Rétroactions des eaux souterraines et de l’irrigation sur les extrêmes climatiques passés et futurs
Directrice de thèse : Agnès Ducharne
De nombreuses études ont montré l'impact des conditions de surface sur climat, et notamment sur les extrêmes, via des processus complexes impliquant des rétroactions entre surface et atmosphère (qui peuvent amplifier ou atténuer les impacts directs). Ces effets se manifestent à différentes échelles spatio-temporelles, par exemple l'irrigation tend à rafraichir l'atmosphère (localement) et augmenter les précipitations (sous le vent) en été1 ; les canicules estivales en Europe sont favorisées par les sécheresses printanières2 ; les couplages surface-atmosphère contribuent à expliquer la tendance planétaire à des continents plus arides au 21ème siècle qu'à l'actuel3.

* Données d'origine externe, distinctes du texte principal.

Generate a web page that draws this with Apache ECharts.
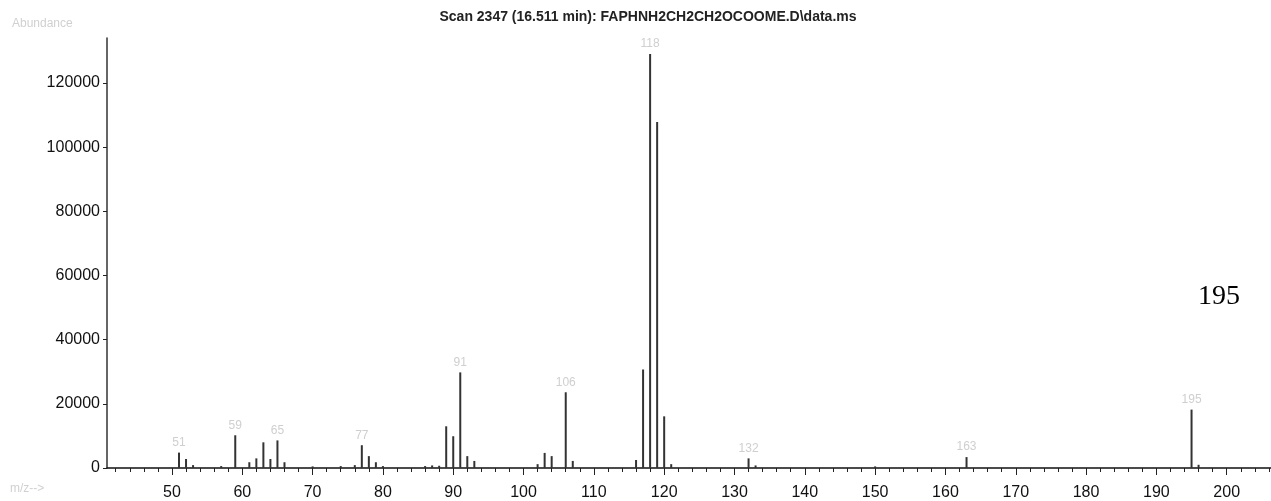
<!DOCTYPE html>
<html>
<head>
<meta charset="utf-8">
<script src="https://cdn.jsdelivr.net/npm/echarts@6/dist/echarts.min.js"></script>
<style>
html,body{margin:0;padding:0;background:#fff;}
#chart{width:1271px;height:501px;}
</style>
</head>
<body>
<div id="chart"></div>
<script>
// m/z values and their abundances
const mzValues = [51, 52, 53, 57, 59, 61, 62, 63, 64, 65, 66, 70, 74, 76, 77, 78, 79, 80, 86, 87, 88, 89, 90, 91, 92, 93, 102, 103, 104, 106, 107, 116, 117, 118, 119, 120, 121, 132, 133, 150, 163, 195, 196];
const abundances = [4800, 2800, 900, 600, 10200, 1800, 3000, 8000, 2800, 8600, 1800, 500, 600, 900, 7100, 3700, 1800, 600, 600, 800, 700, 13000, 9900, 29800, 3700, 2200, 1200, 4700, 3700, 23600, 2200, 2500, 30700, 129000, 107800, 16100, 1200, 3000, 800, 500, 3400, 18200, 1000];
const labeledPeaks = [51, 59, 65, 77, 91, 106, 118, 132, 163, 195];
const xLabelValues = [50, 60, 70, 80, 90, 100, 110, 120, 130, 140, 150, 160, 170, 180, 190, 200];
const xMinorTicks = [42,44,46,48,50,52,54,56,58,60,62,64,66,68,70,72,74,76,78,80,82,84,86,88,90,92,94,96,98,100,102,104,106,108,110,112,114,116,118,120,122,124,126,128,130,132,134,136,138,140,142,144,146,148,150,152,154,156,158,160,162,164,166,168,170,172,174,176,178,180,182,184,186,188,190,192,194,196,198,200,202,204,206];
const yLabelValues = [0, 20000, 40000, 60000, 80000, 100000, 120000];
const titleText = 'Scan 2347 (16.511 min): FAPHNH2CH2CH2OCOOME.D\\data.ms';
const overlayText = '195';

const chart = echarts.init(document.getElementById('chart'), null, {renderer: 'canvas'});
const seriesData = mzValues.map((m, i) => [m, abundances[i]]);
const FONT = 'Liberation Sans, Arial, sans-serif';

const option = {
  animation: false,
  backgroundColor: '#ffffff',
  title: {
    text: titleText,
    left: 643,
    textAlign: 'center',
    top: 5,
    textStyle: {fontSize: 14, fontWeight: 'bold', color: '#222', fontFamily: FONT}
  },
  grid: {left: 107, right: 0, top: 38, bottom: 32, containLabel: false},
  xAxis: [{
    type: 'value',
    min: 40.76,
    max: 206.3,
    splitLine: {show: false},
    axisLine: {show: true, onZero: false, lineStyle: {color: '#111', width: 1.5}},
    axisTick: {show: true, customValues: xMinorTicks, length: 4, lineStyle: {color: '#222', width: 1}},
    axisLabel: {show: true, customValues: xLabelValues, margin: 17, fontSize: 16, color: '#111', fontFamily: FONT}
  }, {
    type: 'value',
    min: 40.76,
    max: 206.3,
    position: 'bottom',
    splitLine: {show: false},
    axisLine: {show: false},
    axisTick: {show: true, customValues: xLabelValues, length: 7, lineStyle: {color: '#222', width: 1}},
    axisLabel: {show: false}
  }],
  yAxis: {
    type: 'value',
    min: 0,
    max: 134000,
    splitLine: {show: false},
    axisLine: {show: true, lineStyle: {color: '#333', width: 1.5}},
    axisTick: {show: true, customValues: yLabelValues, length: 4, lineStyle: {color: '#222'}},
    axisLabel: {show: true, customValues: yLabelValues, margin: 7, fontSize: 16, color: '#111', fontFamily: FONT, formatter: v => String(v)}
  },
  graphic: [
    {type: 'text', left: 1198, top: 283, style: {text: overlayText, font: '28px "Liberation Serif", "Times New Roman", serif', fill: '#000'}},
    {type: 'text', left: 12, top: 18, style: {text: 'Abundance', font: '12px "Liberation Sans", Arial, sans-serif', fill: '#d0d0d0'}},
    {type: 'text', left: 10, top: 483, style: {text: 'm/z-->', font: '12px "Liberation Sans", Arial, sans-serif', fill: '#d0d0d0'}}
  ],
  series: [{
    type: 'bar',
    xAxisIndex: 0,
    data: seriesData,
    barWidth: 2,
    itemStyle: {color: '#333'},
    label: {
      show: true,
      position: 'top',
      distance: 4,
      color: '#cfcfcf',
      fontSize: 12,
      formatter: p => labeledPeaks.includes(p.value[0]) ? String(p.value[0]) : ''
    }
  }]
};
chart.setOption(option);
</script>
</body>
</html>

Ces effets restent cependant mal compris, car difficiles à mettre en évidence à partir d'observations. L'objectif sera donc d'utiliser la modélisation pour explorer l'effet sur le climat (passé et futur) de deux facteurs de contrôle importants des rétroactions surface - atmosphère, à savoir l'irrigation et les nappes souterraines. L'un et l'autre sont susceptibles d'augmenter l'humidité des sols, donc l’évaporation, ce qui rafraichit l'atmosphère et favorise les précipitations1,4. On peut ainsi supposer qu'ils constituent une sorte de "climatiseur" du climat, notamment l’été, en atténuant certains événements extrêmes (sécheresses et vagues de chaleurs). La temporalité de ces deux facteurs est cependant différente, avec une inertie plus forte pour les eaux souterraines, pouvant impliquer des rétroactions complexes avec la variabilité saisonnière et pluriannuelle du climat, et des effets sur la fréquence des crues. A plus long terme, une question importante est de savoir si et comment le réchauffement et l’aridification continentale projetés au 21ème siècle peuvent être modifiés par les rétroactions avec les eaux souterraines et l'irrigation. On peut notamment imaginer que ces facteurs puissent atténuer les manifestations d'aridification/réchauffement dans un premier temps, avec une bascule plus ou moins brutale quand les ressources en eau deviendraient insuffisantes pour que ces facteurs continuent à jouer leur rôle de "climatiseur", si bien que l'aridification et le réchauffement seraient au contraire amplifiés par les rétroactions surface-atmosphère.
Le travail proposé repose sur le modèle climatique de l'IPSL, couplé au modèle de surface ORCHIDEE, qui décrit les liens entre humidité du sol, évapotranspiration, température atmosphérique et précipitation d’une part, et les liens entre humidité du sol, irrigation et eaux souterraines d'autre part. Ces dernières font l’objet d’une description simplifiée, récemment développée pour la grande échelle du modèle climatique5. Le calibrage de ce module d’eau souterraine et l’adaptation du module d’irrigation existant pour tenir compte de l’alimentation par les eaux souterraines seront nécessaire au préalable. Cette étape pourra bénéficier de la possibilité de contraindre les vents observés pour obtenir un climat simulé suffisamment réaliste et suffisamment sensible aux conditions de surface pour que la comparaison à des observations météorologiques ou hydrologiques soit informative6. Des simulations « libres » seront ensuite réalisées avec / sans eau souterraine et/ou irrigation pour étudier l'impact de ces facteurs et de leur combinaison sur le climat passé et futur (forcé par le scénario de forçage radiatif SSP585 utilisé pour les nouvelles projections CMIP6). Une attention particulière sera accordée aux évènements extrêmes (sécheresses, vagues de chaleur, crues), grâce à des méthodes d’analyse fréquentielle7,8. Ce travail permettra d'avoir une nouvelle perspective sur les incertitudes des projections climatiques "classiques" qui négligent l'impact de ces deux facteurs de contrôle et des rétroactions associées sur le climat simulé.